TOUS LES observateurs le disent : il est difficile, pour ne pas dire impossible, de se forger un avis neutre et éclairé sur l’affaire « CHIPS ». Passion, manipulation, intrigue et dissimulation, sont les ingrédients d’une recette aux conséquences désastreuses, puisque l’hôpital croule sous les dettes, et que sa reconstruction sur un site unique se trouve compromise.
Une kyrielle de querelles médicales et politiques a fleuri au cours de ces dernières années, et l’on assiste aujourd’hui à une escalade verbale. Pierre Morange, dans une déclaration à l’APM, exige la « démission » du patron de l’ARS d’Ile-de-France. « Je ne céderai et ne reculerai jamais », ajoute l’élu UMP, en réaction à la volonté de Claude Evin d’arrêter la procédure devant aboutir à la construction d’un hôpital unique.
Le CHIPS, c’est avant tout l’histoire d’une fusion ratée, décidée par les tutelles en 1997 alors que les élus locaux et les médecins n’y étaient pas disposés. Pour objectiver les faits, un seul moyen : la lecture attentive de deux volumineux rapports* rendus publics il y a peu. Le premier, rédigé par l’IGAS (Inspection générale des affaires sociales), a été remis à Roselyne Bachelot en juin 2010. Le second, commandé par le directeur de cabinet de l’ancienne ministre à deux conseillers généraux des établissements de santé, a été remis à l’ARS d’Ile-de-France le mois dernier. C’est sur la base de ce dernier document que l’ARS a pris les décisions contestées par Pierre Morange.
Fuite en avant.
L’IGAS et les conseillers généraux parviennent aux mêmes conclusions financières. Le CHIPS, plus gros hôpital francilien hors AP-HP, a les comptes dans le rouge vif. Son retour à l’équilibre est illusoire à court terme. L’endettement, « proche de 100 % », voue à un échec quasi certain le projet de déménagement, estiment les conseillers généraux. Aucun protagoniste n’est épargné par l’IGAS. Il est reproché à l’ARHIF (Agence régionale de l’hospitalisation d’Ile-de-France) d’avoir manqué de poigne et de discernement face à l’ampleur du déficit masqué pendant des années par la direction de l’établissement. Au ministère de la Santé, d’avoir manqué « de clarté » dans les objectifs imposés au CHIPS. Aux élus locaux, d’avoir fortement « pesé » sur la vie de l’hôpital. Aux cliniciens, d’avoir codé sans rigueur.

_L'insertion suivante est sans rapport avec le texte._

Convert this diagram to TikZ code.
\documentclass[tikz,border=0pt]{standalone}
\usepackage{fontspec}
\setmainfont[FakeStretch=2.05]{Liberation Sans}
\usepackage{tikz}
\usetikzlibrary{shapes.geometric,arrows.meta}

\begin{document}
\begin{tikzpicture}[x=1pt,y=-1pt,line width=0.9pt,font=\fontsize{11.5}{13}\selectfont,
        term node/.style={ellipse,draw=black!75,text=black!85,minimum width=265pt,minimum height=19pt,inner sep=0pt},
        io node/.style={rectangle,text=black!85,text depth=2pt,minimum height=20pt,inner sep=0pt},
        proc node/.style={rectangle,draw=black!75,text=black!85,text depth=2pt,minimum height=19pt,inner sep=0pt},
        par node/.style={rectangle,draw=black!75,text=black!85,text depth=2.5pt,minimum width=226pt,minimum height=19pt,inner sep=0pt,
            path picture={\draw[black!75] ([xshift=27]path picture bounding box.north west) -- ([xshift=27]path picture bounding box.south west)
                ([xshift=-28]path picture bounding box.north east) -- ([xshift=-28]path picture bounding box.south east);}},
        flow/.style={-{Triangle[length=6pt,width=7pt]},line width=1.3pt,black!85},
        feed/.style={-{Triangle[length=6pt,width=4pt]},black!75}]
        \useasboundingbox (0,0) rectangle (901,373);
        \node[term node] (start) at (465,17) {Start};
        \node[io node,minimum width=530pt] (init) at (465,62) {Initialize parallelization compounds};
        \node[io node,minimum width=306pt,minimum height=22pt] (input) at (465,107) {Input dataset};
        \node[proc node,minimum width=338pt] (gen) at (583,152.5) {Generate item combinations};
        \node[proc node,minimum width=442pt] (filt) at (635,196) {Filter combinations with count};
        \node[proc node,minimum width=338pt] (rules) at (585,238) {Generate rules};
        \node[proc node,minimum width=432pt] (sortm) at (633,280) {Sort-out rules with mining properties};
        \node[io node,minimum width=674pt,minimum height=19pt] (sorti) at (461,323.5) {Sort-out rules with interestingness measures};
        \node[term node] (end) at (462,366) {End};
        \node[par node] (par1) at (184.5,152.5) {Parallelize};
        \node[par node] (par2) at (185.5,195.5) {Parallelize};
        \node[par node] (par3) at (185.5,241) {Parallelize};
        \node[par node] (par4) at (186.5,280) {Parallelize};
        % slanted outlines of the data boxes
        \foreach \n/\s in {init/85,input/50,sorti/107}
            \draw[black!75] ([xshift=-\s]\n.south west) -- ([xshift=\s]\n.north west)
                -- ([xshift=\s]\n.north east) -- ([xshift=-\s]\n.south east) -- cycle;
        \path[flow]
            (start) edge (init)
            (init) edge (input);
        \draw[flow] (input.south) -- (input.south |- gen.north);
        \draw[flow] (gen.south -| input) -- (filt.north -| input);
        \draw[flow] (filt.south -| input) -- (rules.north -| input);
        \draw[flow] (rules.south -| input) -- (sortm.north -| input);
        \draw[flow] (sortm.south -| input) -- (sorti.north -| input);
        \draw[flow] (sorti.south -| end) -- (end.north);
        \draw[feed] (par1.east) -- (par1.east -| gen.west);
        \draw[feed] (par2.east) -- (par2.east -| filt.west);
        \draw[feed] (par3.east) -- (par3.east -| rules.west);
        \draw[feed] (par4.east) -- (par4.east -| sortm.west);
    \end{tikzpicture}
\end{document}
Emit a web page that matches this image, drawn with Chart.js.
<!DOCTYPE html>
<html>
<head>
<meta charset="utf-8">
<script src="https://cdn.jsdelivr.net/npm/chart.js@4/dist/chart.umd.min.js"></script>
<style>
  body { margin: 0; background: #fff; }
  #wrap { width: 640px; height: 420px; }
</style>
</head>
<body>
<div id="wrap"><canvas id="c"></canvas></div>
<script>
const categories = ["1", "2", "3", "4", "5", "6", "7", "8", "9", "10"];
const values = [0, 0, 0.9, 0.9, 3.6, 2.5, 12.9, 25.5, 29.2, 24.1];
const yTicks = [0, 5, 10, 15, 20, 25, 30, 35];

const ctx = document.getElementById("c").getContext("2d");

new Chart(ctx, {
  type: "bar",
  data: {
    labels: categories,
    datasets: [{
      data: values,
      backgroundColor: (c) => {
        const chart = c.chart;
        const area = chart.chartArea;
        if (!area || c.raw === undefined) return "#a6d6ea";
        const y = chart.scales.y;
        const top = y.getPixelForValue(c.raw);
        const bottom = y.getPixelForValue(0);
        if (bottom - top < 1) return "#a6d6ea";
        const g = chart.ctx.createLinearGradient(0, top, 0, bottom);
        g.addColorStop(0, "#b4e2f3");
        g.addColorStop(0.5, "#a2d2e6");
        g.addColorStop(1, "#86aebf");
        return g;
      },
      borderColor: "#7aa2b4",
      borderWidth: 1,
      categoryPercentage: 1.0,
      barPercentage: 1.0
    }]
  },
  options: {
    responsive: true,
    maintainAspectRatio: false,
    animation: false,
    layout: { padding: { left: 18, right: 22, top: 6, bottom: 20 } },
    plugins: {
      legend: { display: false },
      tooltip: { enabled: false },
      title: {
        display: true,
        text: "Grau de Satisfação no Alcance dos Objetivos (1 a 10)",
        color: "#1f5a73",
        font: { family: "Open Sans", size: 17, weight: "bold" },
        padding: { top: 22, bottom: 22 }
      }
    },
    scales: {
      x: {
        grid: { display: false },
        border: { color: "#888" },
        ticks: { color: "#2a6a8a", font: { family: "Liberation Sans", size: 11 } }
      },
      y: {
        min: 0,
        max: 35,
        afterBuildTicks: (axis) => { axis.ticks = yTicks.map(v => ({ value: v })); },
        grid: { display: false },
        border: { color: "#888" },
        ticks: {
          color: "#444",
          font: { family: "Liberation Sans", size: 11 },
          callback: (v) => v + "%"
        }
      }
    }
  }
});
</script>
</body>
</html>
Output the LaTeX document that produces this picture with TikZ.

Au médecin DIM, l’IGAS reproche un amateurisme ayant plombé les comptes de l’hôpital - « La facturation était une boîte noire ». À l’ancienne équipe de direction, une gestion « insincère » des comptes s’étant traduite par « une fuite en avant du déficit ». Au directeur nommé en 2007, un management contre productif et des recrutements « parfois discutables ». « Cette nomination (du directeur Gilbert Chodorge, NDLR) constitue une erreur », écrivent les inspecteurs, tout en lui reconnaissant « une réussite incontestable », puisque Gilbert Chodorge a su faire fondre le déficit. Au SNCH (Syndicat national des cadres hospitaliers) enfin, l’IGAS reproche son implication sur le dossier.
Aujourd’hui, le CHIPS est au milieu du gué, avec sur les bras un terrain à Chambourcy acheté 21 millions d’euros. L’IGAS demande sa mise sous administration provisoire. Et se défend face aux accusations prononcées par Gilbert Chodorge, mettant en cause son impartialité. Pour Pierre Morange, les deux rapports précités sont « à charge ». Le député-maire demande à Xavier Bertrand d’intervenir sur le dossier. Claude Evin, qui gère là son premier bras de fer politique en tant que DG d’ARS, a prévu de se rendre ces jours-ci au CHIPS pour expliquer sa position.